One and a half thousand people, all arm in arm, line the edge of Ekaterinburg’s city pond. At a recent flashmob called “Embrace the pond”, city residents came out against plans to build a new church dedicated to St Ekaterina directly in the pond’s waters. The flashmob’s organisers did not initially frame it as a political event akin to the anti-corruption protests held on 26 March in cities across Russia, including Ekaterinburg. Rather, the event was more like a festival: it was all kids, smiles and mutual applause. And if a mere 200 protesters turned up to the first such event in February, the 1500-strong crowd that materialised on 8 April is, by Russian standards at least, a pretty solid turnout.

This isn’t the first time Ekaterinburg has had to resist attempts to develop city space without consulting residents’ opinions. Seven years ago, for example, a rally of 5,000 people helped to thwart plans — mooted by the Russian Orthodox Church and former governor Alexander Misharin — to rebuild St Ekaterina’s Cathedral, which had been blown up in the 1930s, on Labour Square, a stone’s throw from the pond. This protest in 2010 united both the public and an urban elite traditionally hostile to the regional authorities, and the project was curtailed. Two years later, Misharin himself was removed from his post and replaced by Evgeny Kuivashev, a Putin appointment.

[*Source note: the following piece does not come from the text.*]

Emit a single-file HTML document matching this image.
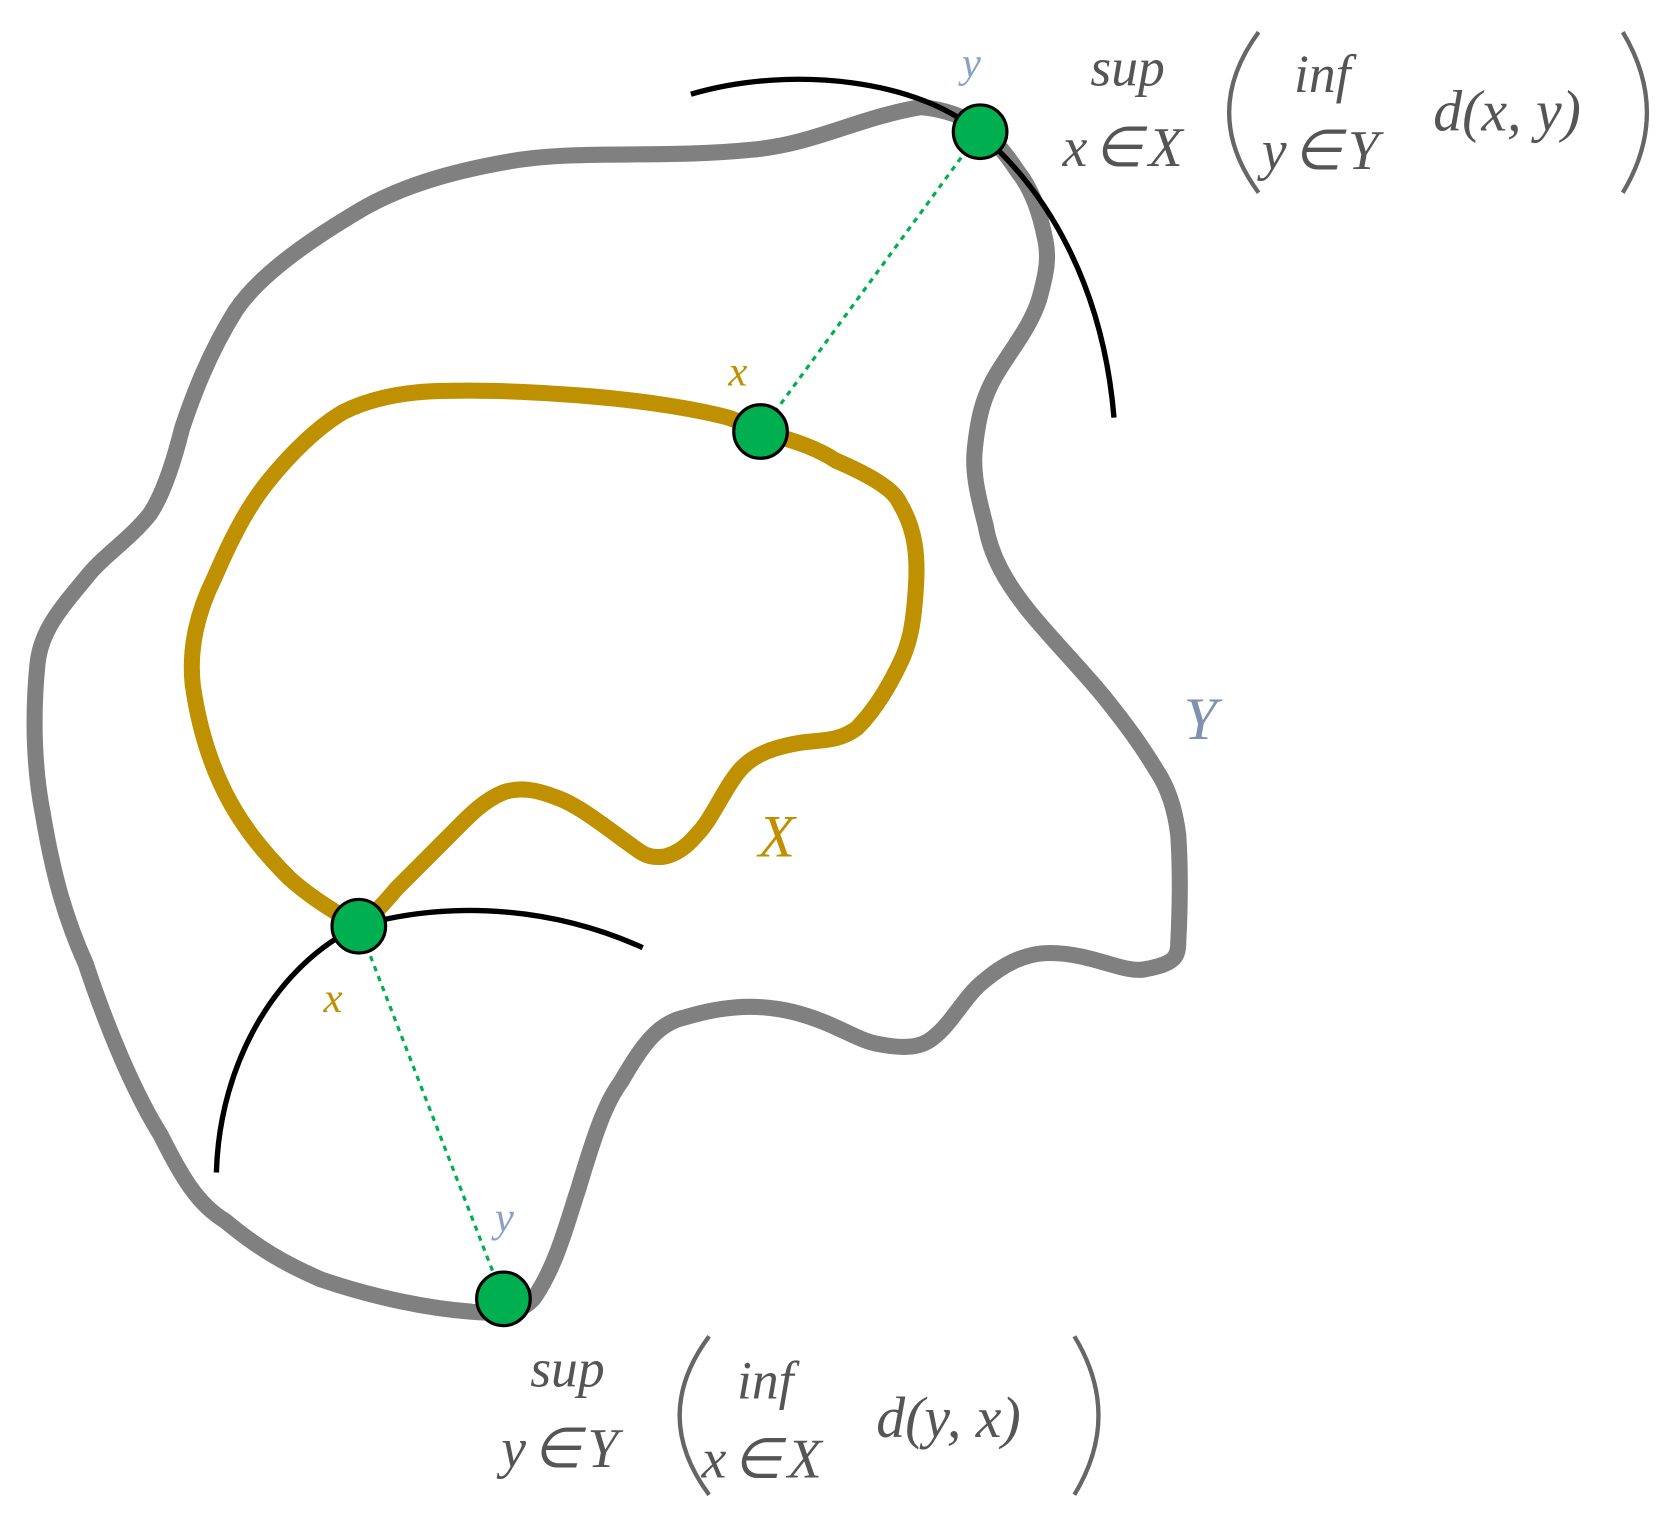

The current situation, however, has proved more problematic. Active citizens are waging a lonely battle against an alliance of regional oligarchs, authorities and church officials. The city administration, having lost its town-planning powers last year, cannot impede the implementation of the church’s plan in any way. So it’s local residents alone who must shoulder the responsibility of protecting the only open space in the centre of Ekaterinburg, and the sole component of the urban fabric (along with the city dam) to have survived since the city was founded in 1723.

Holy gifts

The plan to construct a church in the city pond’s waters — and one executed in an old-Russian style far from common in the city — was announced on the popular online portal e1.ru. The initial plans were announced in February 2016, and a detailed overview of the project, complete with diagrammatic drawings and videos, was published in late March 2016.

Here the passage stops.